Alasannya, harus ada perubahan core banking system karena SAK EP tidak mungkin dilakukan secara manual.
“Yang kedua, secara sosialisasi dan kesepahaman baik internal Otoritas Jasa Keuangan (OJK) dan juga BPR itu belum sepenuhnya mengerti,” ucapnya, Jumat (19/1/2024)
Dia mengatakan, pedoman akuntansi (PA) BPR sampai saat ini belum siap. Diperlukan stress test untuk hal ini.
“Tetapi teman-teman ini kan mengantisipasi. Ini mulai dilakukan uji coba atau stress test. Hari ini merupakan bagian teman-teman memahami, mengerti, dampak dan konsekuensi yang muncul,” ucapnya.
Teddy juga menyoroti, cadangan kerugian penurunan nilai (CKPN). Menurutnya, dengan CKPN tidak boleh ada penundaan pembayaran. Ketika terjadi penundaan pembayaran, prinsip paling dasar adalah harus dibentuk cadangan penurunan kerugian nilai.

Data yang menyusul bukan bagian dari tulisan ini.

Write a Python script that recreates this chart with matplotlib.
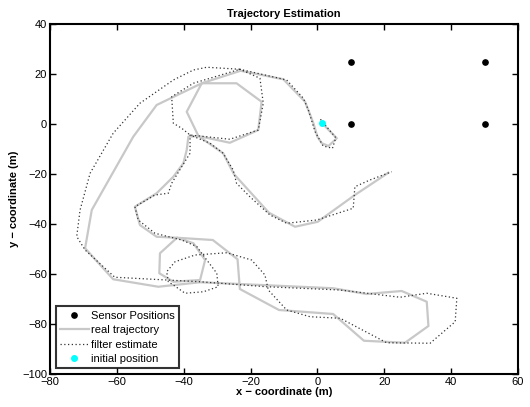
import matplotlib
matplotlib.use("Agg")
import matplotlib.pyplot as plt

plt.rcParams['font.family'] = ['Liberation Sans', 'DejaVu Sans']

# Sensor positions
sensor_x = [10, 50, 10, 50]
sensor_y = [25, 25, 0, 0]

# Initial position
init_x = [1.4]
init_y = [0.3]

# Real trajectory
real_x = [1.4, 5.8, 3.3, 1.3, 0.0, -1.2, -3.7, -10.2, -23.0, -34.6,
          -24.2, -16.7, -17.7, -26.2, -35.6, -39.1, -34.6,
          -48.1, -55.1, -67.5, -69.5, -61.1, -47.6, -35.1, 4.7, 14.7, 25.2,
          32.7, 33.2, 26.2, 13.9, 4.7, -11.5, -23.2, -23.9, -31.3, -42.0,
          -47.1, -47.3, -43.1, -35.1, -33.6, -37.1, -42.0,
          -48.1, -53.1, -54.6, -48.1, -43.1, -40.1, -39.1, -38.6, -35.6,
          -28.2, -25.0, -14.5, -6.7, 0.1, 11.2, 21.2]
real_y = [0.3, -5.7, -8.8, -7.7, -5.1, 0.3, 8.9, 17.9, 21.3, 16.3,
          16.3, 8.9, -2.4, -7.5, -4.8, 4.9, 16.3,
          7.6, -5.1, -34.4, -49.7, -62.1, -65.1, -63.3, -65.7, -68.0, -66.8,
          -71.1, -80.8, -87.5, -86.7, -76.0, -74.4, -66.0, -54.1, -46.4, -45.5,
          -51.7, -59.7, -63.1, -62.4, -54.4, -47.7, -45.5,
          -45.1, -40.4, -33.1, -27.7, -21.1, -15.7, -10.4, -5.1, -4.8,
          -11.7, -20.0, -35.5, -41.1, -39.1, -28.4, -19.5]

# Filter estimate
est_x = [0.9, 5.5, 4.5, 1.7, -0.7, -2.7, -4.2, -9.2, -23.2,
         -17.2, -16.2, -17.7, -26.2, -38.1, -40.6, -43.1, -43.6, -37.1, -23.2,
         -33.1, -37.1, -43.1, -53.1, -61.1, -68.0, -71.0, -72.0, -69.5, -60.6,
         -45.1, -35.1, -15.2, 6.7, 16.7, 24.7, 32.7, 41.7, 41.2, 33.7, 20.7,
         6.8, -2.2, -9.2, -14.7, -15.7, -19.7, -27.1, -36.6, -42.6, -45.1,
         -44.6, -43.1, -39.6, -34.1, -29.7, -30.1, -33.1, -36.1, -40.6, -48.6,
         -53.6, -54.6, -48.6, -44.6, -43.6, -40.6, -38.1, -38.1,
         -32.1, -28.2, -25.2, -24.2, -20.2, -14.2, -9.2, -0.2, 10.7, 11.2,
         15.7, 22.2]
est_y = [1.9, -5.5, -9.7, -8.8, -3.1, 5.6, 10.3, 17.6, 21.9,
         18.3, 8.3, -2.4, -6.1, -4.4, -1.7, 0.3, 10.9, 16.3, 21.9,
         22.7, 21.6, 17.6, 8.3, -3.7, -19.7, -34.4, -45.0, -50.4, -61.3,
         -62.4, -63.1, -65.1, -66.4, -68.0, -69.3, -67.7, -69.7, -79.1, -87.7, -87.5,
         -77.7, -77.1, -74.4, -66.4, -60.4, -54.4, -51.5, -52.4, -55.1, -59.1,
         -63.1, -64.4, -67.7, -67.1, -65.1, -59.7, -54.4, -49.0, -46.4, -43.7,
         -38.4, -33.1, -28.4, -27.7, -23.7, -17.1, -11.7, -4.4,
         -7.7, -11.7, -18.4, -23.7, -29.1, -36.4, -39.7, -38.4, -33.7, -25.1,
         -22.4, -19.1]

x_ticks = [-80, -60, -40, -20, 0, 20, 40, 60]
y_ticks = [-100, -80, -60, -40, -20, 0, 20, 40]

fig = plt.figure(figsize=(5.3, 4.07), dpi=100)
ax = fig.add_axes([0.0943, 0.0811, 0.8831, 0.8599])

ax.plot(sensor_x, sensor_y, 'o', color='black', markersize=3.8, linestyle='none',
        label='Sensor Positions')
ax.plot(real_x, real_y, '-', color='#c8c8c8', linewidth=1.6, label='real trajectory')
ax.plot(est_x, est_y, color='#333333', linewidth=0.9, linestyle=(0, (1, 2.0)),
        label='filter estimate')
ax.plot(init_x, init_y, 'o', color='cyan', markersize=4, linestyle='none',
        label='initial position')

ax.set_xlim(-80, 60)
ax.set_ylim(-100, 40)
ax.set_xticks(x_ticks)
ax.set_yticks(y_ticks)
ax.set_xticklabels([str(v).replace('-', '\u2212') for v in x_ticks])
ax.set_yticklabels([str(v).replace('-', '\u2212') for v in y_ticks])
ax.tick_params(direction='in', length=4, width=1, top=True, right=True,
               labelsize=8, pad=2)
for s in ax.spines.values():
    s.set_linewidth(1.5)

ax.set_title('Trajectory Estimation', fontsize=8, fontweight='bold', pad=5)
ax.set_xlabel('x \u2212 coordinate (m)', fontsize=8, fontweight='bold', labelpad=0)
ax.set_ylabel('y \u2212 coordinate (m)', fontsize=8, fontweight='bold', labelpad=2)

leg = ax.legend(loc='lower left', fontsize=8, frameon=True, fancybox=False,
                borderpad=0.4, labelspacing=0.4, handlelength=2.6,
                handletextpad=0.2, borderaxespad=0.5)
leg.get_frame().set_edgecolor('black')
leg.get_frame().set_linewidth(1.5)

fig.savefig('out.png', dpi=100)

Sementara itu, Kepala Otoritas Jasa Keuangan (OJK) Jabodebek dan Provinsi Banten Roberto Akyuwen menjelaskan, tantangan implementasi SAK EP terletak pada sumber daya manusia (SDM).
“Kompetensi pegawai BPR terutama bagian akuntansi dan teknologi sistem informasi,” ucapnya.
Selain itu, juga akan terjadi ketergantungan terhadap vendor CBS. Secara core banking system, tantangan yang ada saat ini yaitu proses bisnis belum seluruhnya terotomasi. Ada juga perbedaan kapasitas vendor CBS BPR, dan ketersediaan data.
Dia mengungkapkan, dampak keuangan yang ada yakni adanya beban SDM, biaya infrastruktur, opportunity cost, beban pencadangan serta sanksi denda.